#### WRITTEN TASK:
Pull out of the data below the stretch of lines bounded by the one containing "Give me the Plotly source for this chart." and the one containing "return xs, ys", both bounds included, unchanged.

#### SOURCE MATERIAL:
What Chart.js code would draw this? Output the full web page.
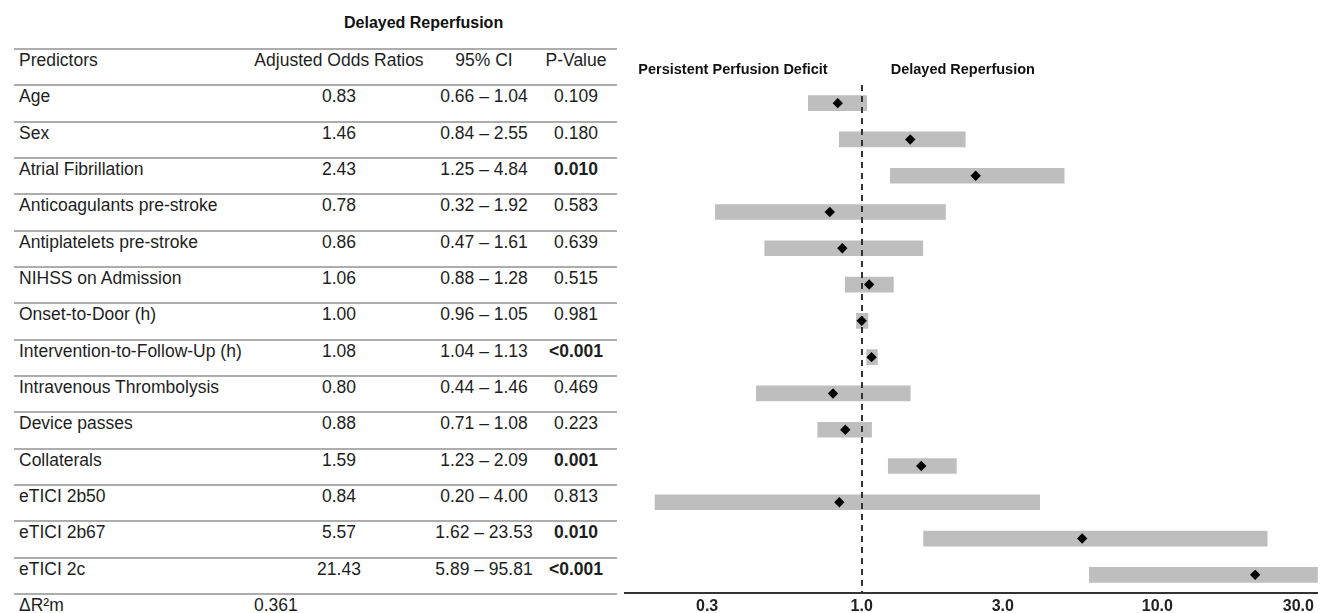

--

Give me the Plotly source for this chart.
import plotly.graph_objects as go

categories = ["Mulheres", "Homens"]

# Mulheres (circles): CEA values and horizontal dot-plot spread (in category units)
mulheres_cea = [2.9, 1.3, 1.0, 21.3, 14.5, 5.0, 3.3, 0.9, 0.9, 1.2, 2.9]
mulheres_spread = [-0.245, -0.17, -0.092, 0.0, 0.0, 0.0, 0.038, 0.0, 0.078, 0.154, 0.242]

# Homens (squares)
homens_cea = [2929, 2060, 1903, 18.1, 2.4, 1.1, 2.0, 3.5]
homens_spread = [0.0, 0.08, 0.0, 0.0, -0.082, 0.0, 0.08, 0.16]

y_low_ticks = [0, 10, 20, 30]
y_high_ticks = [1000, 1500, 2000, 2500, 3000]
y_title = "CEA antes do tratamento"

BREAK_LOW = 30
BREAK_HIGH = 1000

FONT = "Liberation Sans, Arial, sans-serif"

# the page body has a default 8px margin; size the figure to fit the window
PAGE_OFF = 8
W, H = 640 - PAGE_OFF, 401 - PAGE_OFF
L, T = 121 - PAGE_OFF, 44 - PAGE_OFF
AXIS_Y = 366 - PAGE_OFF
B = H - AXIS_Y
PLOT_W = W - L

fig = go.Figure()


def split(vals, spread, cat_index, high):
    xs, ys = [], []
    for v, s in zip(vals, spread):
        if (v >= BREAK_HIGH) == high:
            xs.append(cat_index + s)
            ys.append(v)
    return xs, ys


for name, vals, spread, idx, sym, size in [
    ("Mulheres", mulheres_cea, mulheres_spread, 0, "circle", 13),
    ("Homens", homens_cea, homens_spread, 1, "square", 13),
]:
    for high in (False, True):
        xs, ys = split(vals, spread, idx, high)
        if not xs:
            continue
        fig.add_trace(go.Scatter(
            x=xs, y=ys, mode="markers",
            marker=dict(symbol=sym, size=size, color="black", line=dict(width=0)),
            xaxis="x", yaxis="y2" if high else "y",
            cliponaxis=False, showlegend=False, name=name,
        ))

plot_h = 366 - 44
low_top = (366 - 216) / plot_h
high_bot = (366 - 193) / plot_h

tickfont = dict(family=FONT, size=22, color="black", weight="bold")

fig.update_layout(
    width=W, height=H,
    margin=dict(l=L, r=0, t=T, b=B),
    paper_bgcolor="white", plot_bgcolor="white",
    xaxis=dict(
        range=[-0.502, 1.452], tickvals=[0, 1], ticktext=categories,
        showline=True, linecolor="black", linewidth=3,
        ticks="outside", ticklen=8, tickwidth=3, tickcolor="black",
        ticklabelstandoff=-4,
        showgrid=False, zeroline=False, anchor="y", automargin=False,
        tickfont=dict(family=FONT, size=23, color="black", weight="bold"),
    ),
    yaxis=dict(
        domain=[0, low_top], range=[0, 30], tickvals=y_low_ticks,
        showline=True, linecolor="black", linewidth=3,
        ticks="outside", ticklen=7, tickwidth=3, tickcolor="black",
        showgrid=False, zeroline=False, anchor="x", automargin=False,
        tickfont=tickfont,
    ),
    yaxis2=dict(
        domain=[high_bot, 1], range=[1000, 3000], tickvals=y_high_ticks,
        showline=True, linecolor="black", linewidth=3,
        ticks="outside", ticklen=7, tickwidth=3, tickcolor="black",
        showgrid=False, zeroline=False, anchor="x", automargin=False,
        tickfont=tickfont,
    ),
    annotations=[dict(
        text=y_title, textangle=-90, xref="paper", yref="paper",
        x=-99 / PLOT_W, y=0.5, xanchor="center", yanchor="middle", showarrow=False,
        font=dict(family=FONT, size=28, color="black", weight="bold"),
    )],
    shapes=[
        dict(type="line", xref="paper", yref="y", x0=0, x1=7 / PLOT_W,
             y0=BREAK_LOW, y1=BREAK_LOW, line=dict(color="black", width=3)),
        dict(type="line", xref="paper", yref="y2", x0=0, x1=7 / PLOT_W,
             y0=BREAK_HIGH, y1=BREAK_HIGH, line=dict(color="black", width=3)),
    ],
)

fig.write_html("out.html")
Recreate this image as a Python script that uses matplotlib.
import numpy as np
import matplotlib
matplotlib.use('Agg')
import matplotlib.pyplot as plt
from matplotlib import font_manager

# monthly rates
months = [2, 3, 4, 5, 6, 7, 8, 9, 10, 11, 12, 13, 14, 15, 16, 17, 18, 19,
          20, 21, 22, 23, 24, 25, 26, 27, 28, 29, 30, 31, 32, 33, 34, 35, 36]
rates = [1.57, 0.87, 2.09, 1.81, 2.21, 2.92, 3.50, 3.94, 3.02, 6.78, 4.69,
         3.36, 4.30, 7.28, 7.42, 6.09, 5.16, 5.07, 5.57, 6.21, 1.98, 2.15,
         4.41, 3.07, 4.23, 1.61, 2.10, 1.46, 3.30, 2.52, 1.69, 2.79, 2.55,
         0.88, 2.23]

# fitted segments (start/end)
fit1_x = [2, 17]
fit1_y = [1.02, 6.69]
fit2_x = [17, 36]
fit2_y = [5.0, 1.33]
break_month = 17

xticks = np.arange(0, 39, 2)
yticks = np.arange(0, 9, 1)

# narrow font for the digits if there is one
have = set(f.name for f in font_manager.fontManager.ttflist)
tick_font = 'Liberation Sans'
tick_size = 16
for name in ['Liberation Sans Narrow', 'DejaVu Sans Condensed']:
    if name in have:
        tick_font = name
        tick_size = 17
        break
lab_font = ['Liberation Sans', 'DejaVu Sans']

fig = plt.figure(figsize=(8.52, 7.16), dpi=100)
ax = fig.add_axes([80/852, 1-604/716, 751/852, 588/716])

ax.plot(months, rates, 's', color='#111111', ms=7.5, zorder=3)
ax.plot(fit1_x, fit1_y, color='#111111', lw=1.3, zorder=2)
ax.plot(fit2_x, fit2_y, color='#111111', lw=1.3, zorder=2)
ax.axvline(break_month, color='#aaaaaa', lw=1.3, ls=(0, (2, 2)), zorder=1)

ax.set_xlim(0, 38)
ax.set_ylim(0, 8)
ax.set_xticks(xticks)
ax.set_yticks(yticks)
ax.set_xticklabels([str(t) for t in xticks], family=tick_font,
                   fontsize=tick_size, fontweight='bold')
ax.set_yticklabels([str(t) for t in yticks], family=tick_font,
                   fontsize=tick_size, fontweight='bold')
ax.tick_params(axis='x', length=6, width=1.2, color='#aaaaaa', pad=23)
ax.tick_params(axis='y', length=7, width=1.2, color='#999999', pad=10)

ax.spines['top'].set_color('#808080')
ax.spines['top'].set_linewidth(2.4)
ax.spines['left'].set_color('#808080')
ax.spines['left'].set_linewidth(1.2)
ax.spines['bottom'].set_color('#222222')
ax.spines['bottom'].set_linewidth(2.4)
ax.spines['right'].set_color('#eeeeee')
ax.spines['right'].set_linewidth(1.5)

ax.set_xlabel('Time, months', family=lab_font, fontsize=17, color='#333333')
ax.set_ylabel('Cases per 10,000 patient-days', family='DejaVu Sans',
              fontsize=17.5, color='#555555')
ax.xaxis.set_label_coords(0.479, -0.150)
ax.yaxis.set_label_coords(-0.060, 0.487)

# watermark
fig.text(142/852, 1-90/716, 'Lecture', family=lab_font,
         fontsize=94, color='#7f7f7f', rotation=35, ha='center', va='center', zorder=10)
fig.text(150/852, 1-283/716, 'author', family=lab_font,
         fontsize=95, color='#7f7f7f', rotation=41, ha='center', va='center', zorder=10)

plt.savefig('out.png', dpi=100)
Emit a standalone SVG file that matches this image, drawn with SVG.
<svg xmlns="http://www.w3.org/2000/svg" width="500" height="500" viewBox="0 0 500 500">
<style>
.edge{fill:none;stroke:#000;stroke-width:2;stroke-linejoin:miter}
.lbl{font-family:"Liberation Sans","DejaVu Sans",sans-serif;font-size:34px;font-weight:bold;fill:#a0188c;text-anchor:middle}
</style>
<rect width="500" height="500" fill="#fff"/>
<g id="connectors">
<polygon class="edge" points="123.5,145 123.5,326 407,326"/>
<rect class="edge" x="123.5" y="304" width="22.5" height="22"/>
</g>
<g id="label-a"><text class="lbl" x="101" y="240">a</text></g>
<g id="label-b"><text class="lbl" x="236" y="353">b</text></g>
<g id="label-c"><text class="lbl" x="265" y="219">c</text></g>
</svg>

#### OUTPUT FOR THIS EXERCISE:
Give me the Plotly source for this chart.
import plotly.graph_objects as go

categories = ["Mulheres", "Homens"]

# Mulheres (circles): CEA values and horizontal dot-plot spread (in category units)
mulheres_cea = [2.9, 1.3, 1.0, 21.3, 14.5, 5.0, 3.3, 0.9, 0.9, 1.2, 2.9]
mulheres_spread = [-0.245, -0.17, -0.092, 0.0, 0.0, 0.0, 0.038, 0.0, 0.078, 0.154, 0.242]

# Homens (squares)
homens_cea = [2929, 2060, 1903, 18.1, 2.4, 1.1, 2.0, 3.5]
homens_spread = [0.0, 0.08, 0.0, 0.0, -0.082, 0.0, 0.08, 0.16]

y_low_ticks = [0, 10, 20, 30]
y_high_ticks = [1000, 1500, 2000, 2500, 3000]
y_title = "CEA antes do tratamento"

BREAK_LOW = 30
BREAK_HIGH = 1000

FONT = "Liberation Sans, Arial, sans-serif"

# the page body has a default 8px margin; size the figure to fit the window
PAGE_OFF = 8
W, H = 640 - PAGE_OFF, 401 - PAGE_OFF
L, T = 121 - PAGE_OFF, 44 - PAGE_OFF
AXIS_Y = 366 - PAGE_OFF
B = H - AXIS_Y
PLOT_W = W - L

fig = go.Figure()


def split(vals, spread, cat_index, high):
    xs, ys = [], []
    for v, s in zip(vals, spread):
        if (v >= BREAK_HIGH) == high:
            xs.append(cat_index + s)
            ys.append(v)
    return xs, ys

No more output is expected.